Two years ago I had a strange idea. I thought about writing letters to myself in order to show the difference a year could make. I was tired of living day to day and seeing no progress in my weight, my health, my mental illness, my relationships and my spirit. I focused mostly on weight this year and paying attention to my body, which really did help - even if sometimes I didn't lose weight, or still ended up sick.
I can't believe it's been two years since that original letter was posted and I started this journey. It's become one of my favorite parts of this blog and though the changes I've made have been small, I am seeing the difference. I am listening to my past self and learning to not repeat past mistakes.
I originally started comparing the photos in order to try to motivate me for weight loss, or at the very least be able to see the weight loss even if the pounds didn't seem to be shedding.
What I didn't expect to see was how over the past two years I've come alive in these photos.
|Jan 2010 - Dec 2012|
I've gone from tired and depressed, to awake, joyous and celebratory. I can look at pictures from two or three years ago and not recognize the girl in the photos. But I can look at pictures now and see a resemblance to the girl I used to be. The girl I was when I was a fifteen year old trouble making teen. The girl I was when I got married. The girl I was before illness (both mental and physical) wore me down and tried to erase my soul.

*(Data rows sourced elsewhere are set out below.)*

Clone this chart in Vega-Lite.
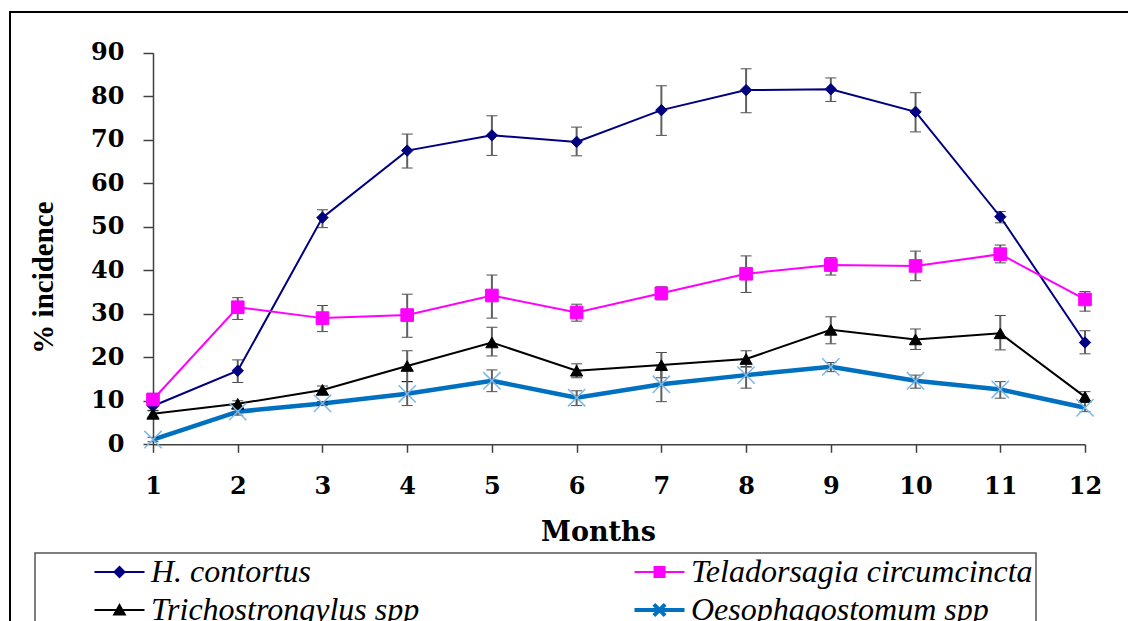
{
  "$schema": "https://vega.github.io/schema/vega-lite/v6.json",
  "autosize": {"type": "none"},
  "padding": {"left": 10, "top": 12, "right": 0, "bottom": 0},
  "width": 1118,
  "height": 609,
  "background": "white",
  "config": {
    "view": {"stroke": "black", "strokeWidth": 2, "strokeDash": [1118, 1727, 609]},
    "axis": {"grid": false, "domainColor": "#404040", "tickColor": "#404040", "domainWidth": 1.5, "tickWidth": 1.5, "labelColor": "black", "titleColor": "black"},
    "legend": {"strokeWidth": 1.5}
  },
  "data": {
    "values": [
      {"series": "H. contortus", "month": 1, "value": 8.8, "lo": 7.8, "hi": 9.8},
      {"series": "H. contortus", "month": 2, "value": 16.9, "lo": 14.2, "hi": 19.4},
      {"series": "H. contortus", "month": 3, "value": 52.1, "lo": 49.8, "hi": 53.9},
      {"series": "H. contortus", "month": 4, "value": 67.5, "lo": 63.5, "hi": 71.3},
      {"series": "H. contortus", "month": 5, "value": 71.0, "lo": 66.4, "hi": 75.5},
      {"series": "H. contortus", "month": 6, "value": 69.5, "lo": 66.3, "hi": 72.9},
      {"series": "H. contortus", "month": 7, "value": 76.8, "lo": 71.0, "hi": 82.4},
      {"series": "H. contortus", "month": 8, "value": 81.4, "lo": 76.2, "hi": 86.3},
      {"series": "H. contortus", "month": 9, "value": 81.6, "lo": 78.8, "hi": 84.2},
      {"series": "H. contortus", "month": 10, "value": 76.4, "lo": 71.8, "hi": 80.8},
      {"series": "H. contortus", "month": 11, "value": 52.3, "lo": 50.9, "hi": 53.5},
      {"series": "H. contortus", "month": 12, "value": 23.4, "lo": 20.8, "hi": 26.1},
      {"series": "Teladorsagia circumcincta", "month": 1, "value": 10.3, "lo": 9.0, "hi": 11.7},
      {"series": "Teladorsagia circumcincta", "month": 2, "value": 31.5, "lo": 28.7, "hi": 33.7},
      {"series": "Teladorsagia circumcincta", "month": 3, "value": 29.0, "lo": 25.9, "hi": 31.9},
      {"series": "Teladorsagia circumcincta", "month": 4, "value": 29.7, "lo": 24.6, "hi": 34.5},
      {"series": "Teladorsagia circumcincta", "month": 5, "value": 34.2, "lo": 29.0, "hi": 38.9},
      {"series": "Teladorsagia circumcincta", "month": 6, "value": 30.3, "lo": 28.3, "hi": 32.2},
      {"series": "Teladorsagia circumcincta", "month": 7, "value": 34.7, "lo": 33.2, "hi": 36.2},
      {"series": "Teladorsagia circumcincta", "month": 8, "value": 39.2, "lo": 34.9, "hi": 43.3},
      {"series": "Teladorsagia circumcincta", "month": 9, "value": 41.2, "lo": 38.9, "hi": 42.9},
      {"series": "Teladorsagia circumcincta", "month": 10, "value": 41.0, "lo": 37.6, "hi": 44.4},
      {"series": "Teladorsagia circumcincta", "month": 11, "value": 43.7, "lo": 41.7, "hi": 45.8},
      {"series": "Teladorsagia circumcincta", "month": 12, "value": 33.3, "lo": 30.6, "hi": 35.1},
      {"series": "Trichostrongylus spp", "month": 1, "value": 7.0, "lo": 6.3, "hi": 7.7},
      {"series": "Trichostrongylus spp", "month": 2, "value": 9.3, "lo": 8.6, "hi": 10.0},
      {"series": "Trichostrongylus spp", "month": 3, "value": 12.5, "lo": 11.6, "hi": 13.4},
      {"series": "Trichostrongylus spp", "month": 4, "value": 18.0, "lo": 14.4, "hi": 21.5},
      {"series": "Trichostrongylus spp", "month": 5, "value": 23.4, "lo": 20.3, "hi": 26.9},
      {"series": "Trichostrongylus spp", "month": 6, "value": 16.9, "lo": 15.3, "hi": 18.5},
      {"series": "Trichostrongylus spp", "month": 7, "value": 18.2, "lo": 15.3, "hi": 21.1},
      {"series": "Trichostrongylus spp", "month": 8, "value": 19.6, "lo": 17.8, "hi": 21.5},
      {"series": "Trichostrongylus spp", "month": 9, "value": 26.3, "lo": 23.1, "hi": 29.3},
      {"series": "Trichostrongylus spp", "month": 10, "value": 24.1, "lo": 21.8, "hi": 26.5},
      {"series": "Trichostrongylus spp", "month": 11, "value": 25.5, "lo": 21.7, "hi": 29.6},
      {"series": "Trichostrongylus spp", "month": 12, "value": 10.9, "lo": 9.8, "hi": 12.1},
      {"series": "Oesophagostomum spp", "month": 1, "value": 1.1, "lo": 0.6, "hi": 1.6},
      {"series": "Oesophagostomum spp", "month": 2, "value": 7.5, "lo": 6.7, "hi": 8.3},
      {"series": "Oesophagostomum spp", "month": 3, "value": 9.4, "lo": 9.0, "hi": 9.8},
      {"series": "Oesophagostomum spp", "month": 4, "value": 11.6, "lo": 8.9, "hi": 14.4},
      {"series": "Oesophagostomum spp", "month": 5, "value": 14.6, "lo": 12.1, "hi": 17.1},
      {"series": "Oesophagostomum spp", "month": 6, "value": 10.7, "lo": 8.9, "hi": 12.3},
      {"series": "Oesophagostomum spp", "month": 7, "value": 13.8, "lo": 9.8, "hi": 17.8},
      {"series": "Oesophagostomum spp", "month": 8, "value": 15.9, "lo": 12.9, "hi": 17.8},
      {"series": "Oesophagostomum spp", "month": 9, "value": 17.8, "lo": 16.7, "hi": 18.8},
      {"series": "Oesophagostomum spp", "month": 10, "value": 14.6, "lo": 12.9, "hi": 15.9},
      {"series": "Oesophagostomum spp", "month": 11, "value": 12.6, "lo": 10.6, "hi": 14.4},
      {"series": "Oesophagostomum spp", "month": 12, "value": 8.4, "lo": 7.5, "hi": 9.6}
    ]
  },
  "layer": [
    {
      "mark": {"type": "line"},
      "encoding": {
        "x": {
          "field": "month", "type": "quantitative",
          "scale": {"domain": [1, 12], "range": [143, 1075], "nice": false, "zero": false},
          "axis": {
            "title": "Months", "values": [1,2,3,4,5,6,7,8,9,10,11,12], "format": "d",
            "offset": -176.7, "tickSize": 8, "labelPadding": 22, "labelFlush": false, "labelOverlap": false,
            "labelFont": "DejaVu Serif", "labelFontWeight": "bold", "labelFontSize": 24,
            "titleFont": "DejaVu Serif", "titleFontWeight": "bold", "titleFontSize": 27,
            "titleX": 588, "titleY": 96, "titleBaseline": "alphabetic", "titleAlign": "center"
          }
        },
        "y": {
          "field": "value", "type": "quantitative", "title": "% incidence",
          "scale": {"domain": [0, 90], "range": [432.3, 40.7], "nice": false},
          "axis": {
            "title": "% incidence", "values": [0,10,20,30,40,50,60,70,80,90],
            "offset": -143, "tickSize": 10, "labelPadding": 19, "labelFlush": false, "labelOverlap": false,
            "labelFont": "DejaVu Serif", "labelFontWeight": "bold", "labelFontSize": 24,
            "titleFont": "Liberation Serif", "titleFontWeight": "bold", "titleFontSize": 29,
            "titleX": -101, "titleY": 265, "titleAngle": -90, "titleBaseline": "alphabetic", "titleAlign": "center"
          }
        },
        "color": {
          "field": "series", "type": "nominal",
          "scale": {
            "domain": ["H. contortus", "Trichostrongylus spp", "Teladorsagia circumcincta", "Oesophagostomum spp"],
            "range": ["#000080", "#000000", "#FF00FF", "#0070C0"]
          },
          "legend": {
            "title": null, "orient": "none", "legendX": 25, "legendY": 541,
            "columns": 2, "columnPadding": 158, "rowPadding": 6, "padding": 3,
            "strokeColor": "#555555",
            "labelFont": "Liberation Serif", "labelFontStyle": "italic", "labelFontSize": 32,
            "labelColor": "black", "labelLimit": 1000, "labelOffset": 28,
            "symbolSize": 625, "symbolOffset": 53,
            "encode": {
              "symbols": {
                "update": {
                  "shape": {"signal": "datum.value === 'H. contortus' ? 'M-1,0H3M0.6,0L1,-0.4L1.4,0L1,0.4Z' : datum.value === 'Teladorsagia circumcincta' ? 'M-1,0H3M0.6,-0.4H1.4V0.4H0.6Z' : datum.value === 'Trichostrongylus spp' ? 'M-1,0H3M0.58,0.35L1,-0.4L1.42,0.35Z' : 'M-1,0H3M0.55,-0.45L1.45,0.45M0.55,0.45L1.45,-0.45'"},
                  "fill": {"signal": "datum.value === 'H. contortus' ? '#000080' : datum.value === 'Teladorsagia circumcincta' ? '#FF00FF' : datum.value === 'Trichostrongylus spp' ? '#000000' : 'transparent'"},
                  "strokeWidth": {"signal": "datum.value === 'Oesophagostomum spp' ? 4 : 2"},
                  "size": {"value": 625},
                  "opacity": {"value": 1}
                }
              }
            }
          }
        },
        "strokeWidth": {"condition": {"test": "datum.series === 'Oesophagostomum spp'", "value": 4.5}, "value": 2}
      }
    },
    {
      "mark": {"type": "errorbar", "ticks": {"color": "black", "size": 11, "strokeWidth": 1.5}, "rule": {"color": "#606060", "strokeWidth": 2}},
      "encoding": {
        "x": {"field": "month", "type": "quantitative"},
        "y": {"field": "lo", "type": "quantitative", "title": "% incidence"},
        "y2": {"field": "hi"}
      }
    },
    {
      "transform": [{"filter": "datum.series === 'H. contortus'"}],
      "mark": {"type": "point", "shape": "M0,-1L1,0L0,1L-1,0Z", "filled": true, "fill": "#000080", "stroke": "#000080", "strokeWidth": 1, "size": 130, "opacity": 1},
      "encoding": {
        "x": {"field": "month", "type": "quantitative"},
        "y": {"field": "value", "type": "quantitative", "title": "% incidence"}
      }
    },
    {
      "transform": [{"filter": "datum.series === 'Teladorsagia circumcincta'"}],
      "mark": {"type": "point", "shape": "square", "filled": true, "fill": "#FF00FF", "stroke": "#FF00FF", "strokeWidth": 1, "size": 160, "opacity": 1},
      "encoding": {
        "x": {"field": "month", "type": "quantitative"},
        "y": {"field": "value", "type": "quantitative", "title": "% incidence"}
      }
    },
    {
      "transform": [{"filter": "datum.series === 'Trichostrongylus spp'"}],
      "mark": {"type": "point", "shape": "triangle-up", "filled": true, "fill": "#000000", "stroke": "#000000", "strokeWidth": 1, "size": 150, "opacity": 1},
      "encoding": {
        "x": {"field": "month", "type": "quantitative"},
        "y": {"field": "value", "type": "quantitative", "title": "% incidence"}
      }
    },
    {
      "transform": [{"filter": "datum.series === 'Oesophagostomum spp'"}],
      "mark": {"type": "point", "shape": "M-1,-1L1,1M-1,1L1,-1", "filled": false, "stroke": "#7DB7E8", "strokeWidth": 1.5, "size": 300, "opacity": 1},
      "encoding": {
        "x": {"field": "month", "type": "quantitative"},
        "y": {"field": "value", "type": "quantitative", "title": "% incidence"}
      }
    }
  ]
}
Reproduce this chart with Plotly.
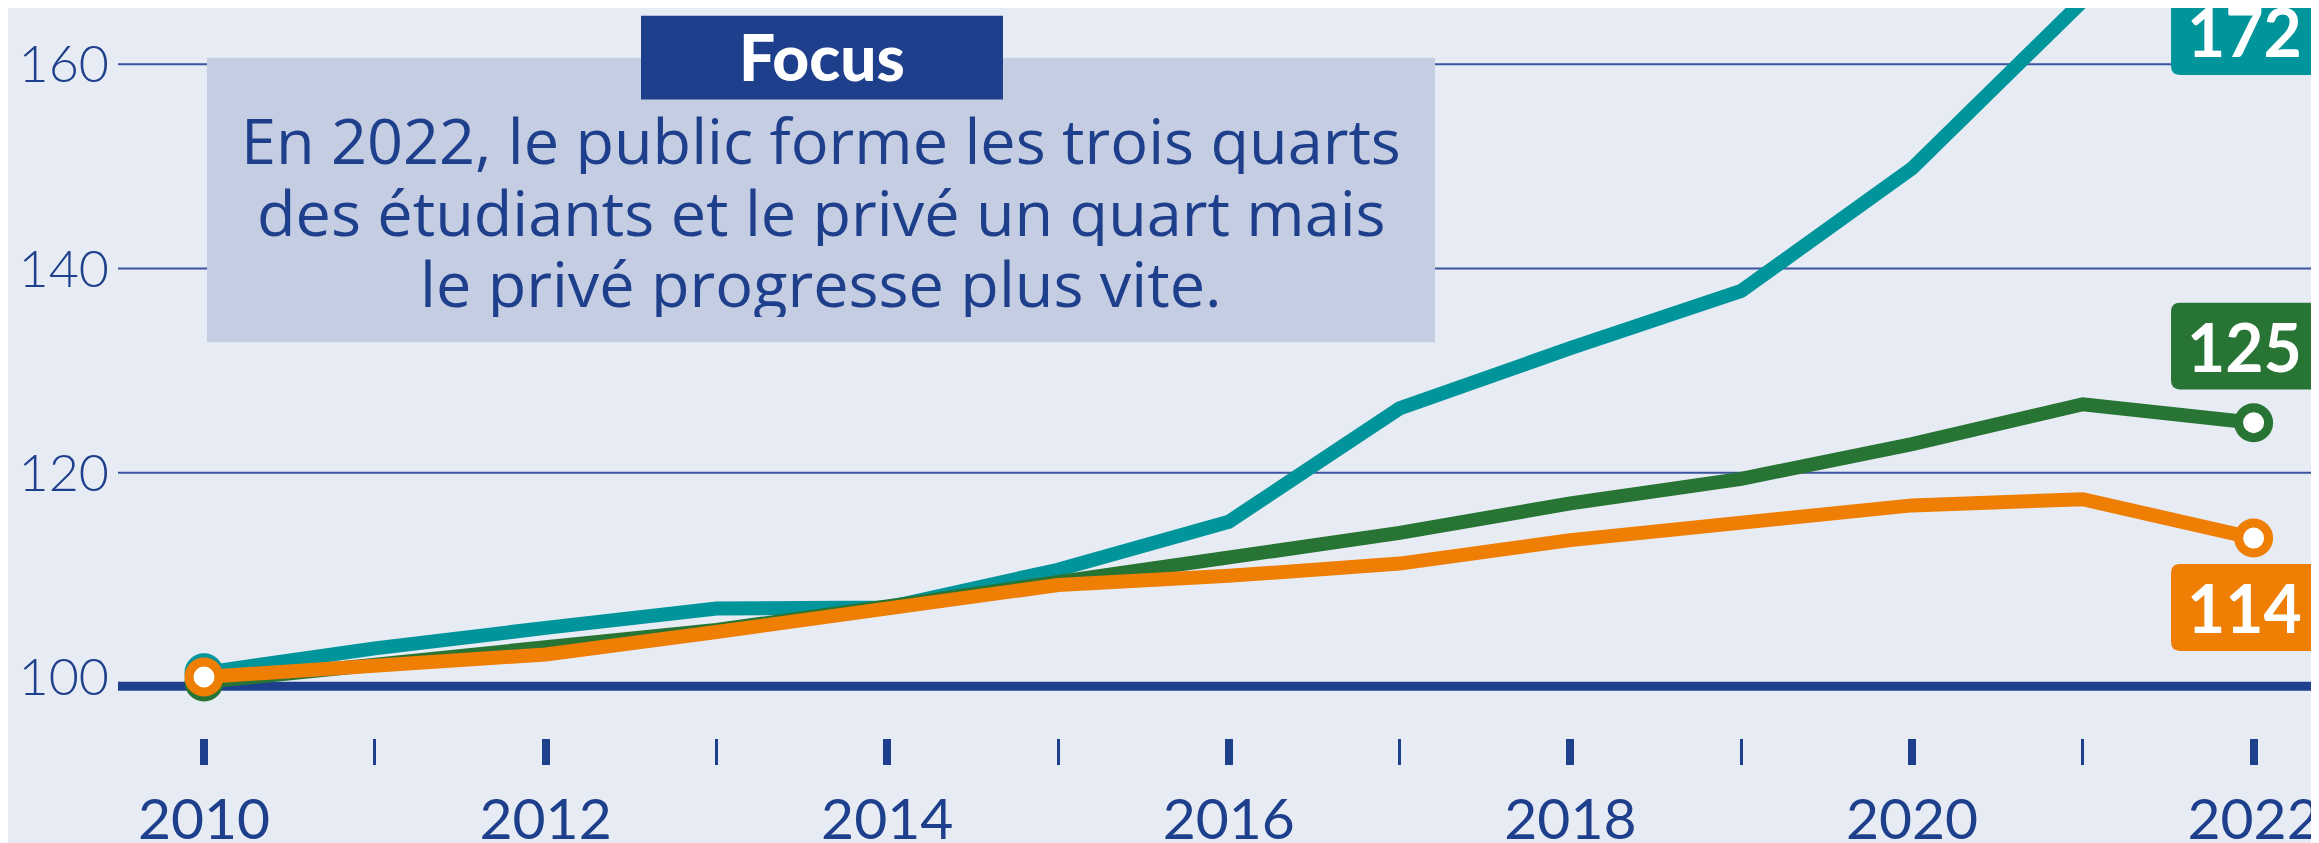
'''
    Évolution des effectifs étudiants (indice base 100 en 2010)
    selon le secteur : public, privé et ensemble.
'''
import plotly.graph_objects as go

W, H = 2319, 843
MARGIN = dict(l=110, r=2, t=0, b=94)

BG = '#e6ebf4'
PALE = '#c5cde2'
DARK_BLUE = '#1e3f8c'
GRID = '#3a55a0'
TEAL = '#00949b'
GREEN = '#277434'
ORANGE = '#ee7e04'

years = list(range(2010, 2023))

# indice 100 en 2010
series = {
    'Privé': dict(
        color=TEAL,
        values=[100.4, 102.8, 104.8, 106.7, 106.8, 110.5, 115.2,
                126.3, 132.2, 137.8, 149.8, 166.2, 172.0],
        label_y=163.2,
    ),
    'Ensemble': dict(
        color=GREEN,
        values=[99.5, 101.2, 102.8, 104.6, 106.9, 109.2, 111.5,
                114.1, 117.0, 119.4, 122.8, 126.7, 124.9],
        label_y=132.4,
    ),
    'Public': dict(
        color=ORANGE,
        values=[100.0, 101.0, 102.2, 104.4, 106.8, 109.0, 109.9,
                111.1, 113.4, 115.2, 116.8, 117.4, 113.6],
        label_y=106.8,
    ),
}

plot_w = W - MARGIN['l'] - MARGIN['r']
plot_h = H - MARGIN['t'] - MARGIN['b']


def px_x(p):
    '''Converts a horizontal figure pixel to paper coordinates.'''
    return (p - MARGIN['l']) / plot_w


def px_y(p):
    '''Converts a vertical figure pixel to paper coordinates.'''
    return 1 - (p - MARGIN['t']) / plot_h


def rounded_box(x0, x1, y0, y1, rx, ry):
    '''SVG path of a rectangle with rounded corners.'''
    return (f'M {x0 + rx} {y0} L {x1 - rx} {y0} Q {x1} {y0} {x1} {y0 + ry} '
            f'L {x1} {y1 - ry} Q {x1} {y1} {x1 - rx} {y1} '
            f'L {x0 + rx} {y1} Q {x0} {y1} {x0} {y1 - ry} '
            f'L {x0} {y0 + ry} Q {x0} {y0} {x0 + rx} {y0} Z')


fig = go.Figure()

for name, s in series.items():
    n = len(s['values'])
    fig.add_trace(go.Scatter(
        x=years,
        y=s['values'],
        name=name,
        mode='lines+markers',
        line=dict(color=s['color'], width=14),
        marker=dict(
            size=30,
            color='white',
            line=dict(color=s['color'], width=9),
            opacity=[1 if i in (0, n - 1) else 0 for i in range(n)],
        ),
        hoverinfo='skip',
    ))

# grille et ligne de base
for v in (120, 140, 160):
    fig.add_hline(y=v, line=dict(color=GRID, width=2), layer='below')
fig.add_hline(y=99.1, line=dict(color=DARK_BLUE, width=9), layer='below')

# étiquettes des valeurs 2022
box_h = 8.5
for name, s in series.items():
    yc = s['label_y']
    fig.add_shape(
        type='path',
        xref='paper', yref='y',
        path=rounded_box(px_x(2163), px_x(2330), yc - box_h / 2, yc + box_h / 2,
                         9 / plot_w, 0.9),
        fillcolor=s['color'], line_width=0, layer='above',
    )
    fig.add_annotation(
        x=px_x(2236), y=yc, xref='paper', yref='y',
        text=f"{s['values'][-1]:.0f}", showarrow=False,
        xanchor='center', yanchor='middle',
        font=dict(family='Lato', size=66, color='white', weight='bold'),
    )

# encadré Focus
fig.add_shape(
    type='rect', xref='paper', yref='paper',
    x0=px_x(199), x1=px_x(1427), y0=px_y(343), y1=px_y(51),
    fillcolor=PALE, line_width=0, layer='above',
)
fig.add_shape(
    type='rect', xref='paper', yref='paper',
    x0=px_x(633), x1=px_x(995), y0=px_y(94), y1=px_y(8),
    fillcolor=DARK_BLUE, line_width=0, layer='above',
)
fig.add_annotation(
    x=px_x(814), y=px_y(50), xref='paper', yref='paper',
    text='Focus', showarrow=False, xanchor='center', yanchor='middle',
    font=dict(family='Lato', size=64, color='white', weight=900),
)
lines = [
    'En 2022, le public forme les trois quarts',
    'des étudiants et le privé un quart mais',
    'le privé progresse plus vite.',
]
for line, baseline in zip(lines, (156, 230, 303)):
    fig.add_annotation(
        x=px_x(813), y=px_y(baseline - 22), xref='paper', yref='paper',
        text=line, showarrow=False, xanchor='center', yanchor='middle',
        height=70, valign='middle',
        font=dict(family='Open Sans', size=63, color=DARK_BLUE),
    )

x0 = 2010 - (196 - MARGIN['l']) / 170.8
fig.update_xaxes(
    range=[x0, x0 + plot_w / 170.8],
    tick0=2010, dtick=2,
    ticks='outside', ticklen=26, tickwidth=8, tickcolor=DARK_BLUE,
    minor=dict(dtick=1, tick0=2010, ticks='outside', ticklen=26,
               tickwidth=3, tickcolor=DARK_BLUE),
    showgrid=False, showline=False, zeroline=False,
    tickfont=dict(family='Lato', size=57, color=DARK_BLUE),
    ticklabelstandoff=6,
)
fig.update_yaxes(
    range=[94.02, 165.51],
    tickvals=[100, 120, 140, 160],
    showgrid=False, showline=False, zeroline=False,
    tickfont=dict(family='Lato', size=52, color=DARK_BLUE, weight=300),
    ticklabelstandoff=8,
)
fig.update_layout(
    width=W, height=H,
    margin=MARGIN,
    paper_bgcolor=BG,
    plot_bgcolor=BG,
    showlegend=False,
)

fig.write_html('out.html')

I don't look in the mirror and see this girl anymore. She is tired and in pain, but afraid to talk about it. She's battling mental illness on her own, unwilling to tell a soul, even her husband. She hates herself, her weight, and is afraid of changing because she's grown used to this place of emptiness. She is run down and stressed out. She doesn't feel worth much.
This girl is beautiful and awkward and unafraid to be both at the same time.
She embraces the weird in her and is no longer scared to laugh at herself.